Begin Data for the task

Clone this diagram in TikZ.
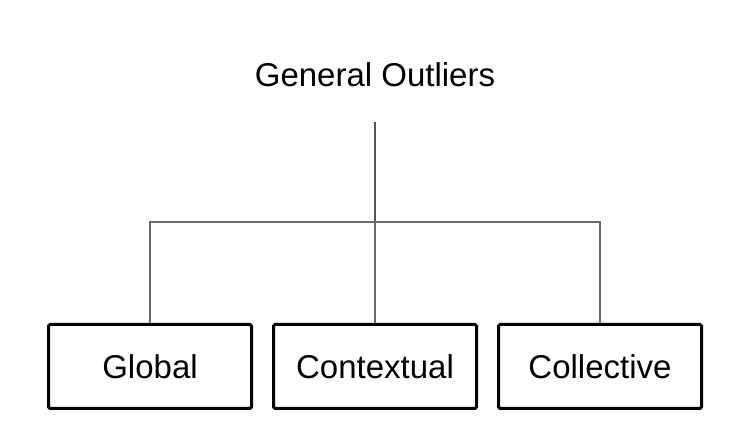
\documentclass[tikz,border=0pt]{standalone}
\usepackage{fontspec}
\setmainfont{Liberation Sans}
\usepackage{xcolor}
\usepackage{tikz}
\usetikzlibrary{positioning}

\definecolor{linkgray}{HTML}{6A6A6A}
\definecolor{stemgray}{HTML}{555555}

\begin{document}
\begin{tikzpicture}[
    x=1pt, y=-1pt,
    node distance=19pt,
    title/.style={inner sep=0pt, anchor=base, font=\fontsize{33}{40}\selectfont},
    leaf/.style={rectangle, draw=black, line width=3pt, rounded corners=1.5pt, minimum width=203pt, minimum height=84pt, align=center, font=\fontsize{33}{40}\selectfont},
    link/.style={draw=linkgray, line width=2pt},
    stem/.style={draw=stemgray, line width=2.5pt}
]
    \useasboundingbox (0,0) rectangle (740,438);

    % Root label
    \node (root) [title] at (375,87) {General Outliers};

    % Row of outlier types
    \node (contextual) [leaf] at (375,366.5) {Contextual};
    \node (global) [leaf, left=of contextual] {Global};
    \node (collective) [leaf, right=of contextual] {Collective};

    % Branch point
    \coordinate (hub) at (375,222);

    % Connecting lines
    \draw [stem, shorten <=34pt] (root) -- (hub);
    \draw [link] (hub) -| (global);
    \draw [link] (hub) -- (contextual);
    \draw [link] (hub) -| (collective);

\end{tikzpicture}
\end{document}
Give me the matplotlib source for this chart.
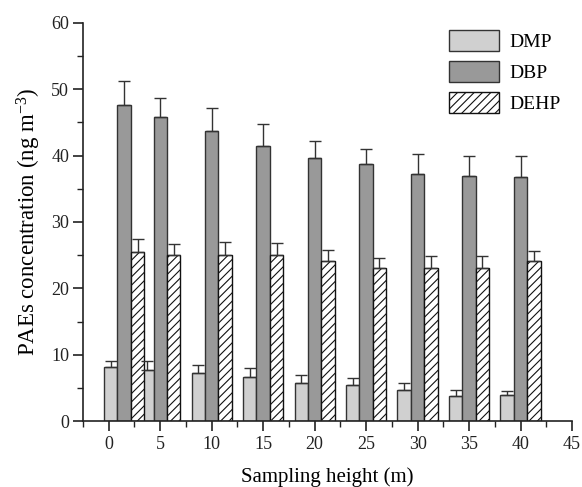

End Data for the task

## [Task instructions]
Exactly reproduce the run of lines from the start of the listing through the line with "(root) [title] at", inclusive; pictures are not copied.

## [Task solution]
Clone this diagram in TikZ.
\documentclass[tikz,border=0pt]{standalone}
\usepackage{fontspec}
\setmainfont{Liberation Sans}
\usepackage{xcolor}
\usepackage{tikz}
\usetikzlibrary{positioning}

\definecolor{linkgray}{HTML}{6A6A6A}
\definecolor{stemgray}{HTML}{555555}

\begin{document}
\begin{tikzpicture}[
    x=1pt, y=-1pt,
    node distance=19pt,
    title/.style={inner sep=0pt, anchor=base, font=\fontsize{33}{40}\selectfont},
    leaf/.style={rectangle, draw=black, line width=3pt, rounded corners=1.5pt, minimum width=203pt, minimum height=84pt, align=center, font=\fontsize{33}{40}\selectfont},
    link/.style={draw=linkgray, line width=2pt},
    stem/.style={draw=stemgray, line width=2.5pt}
]
    \useasboundingbox (0,0) rectangle (740,438);

    % Root label
    \node (root) [title] at (375,87) {General Outliers};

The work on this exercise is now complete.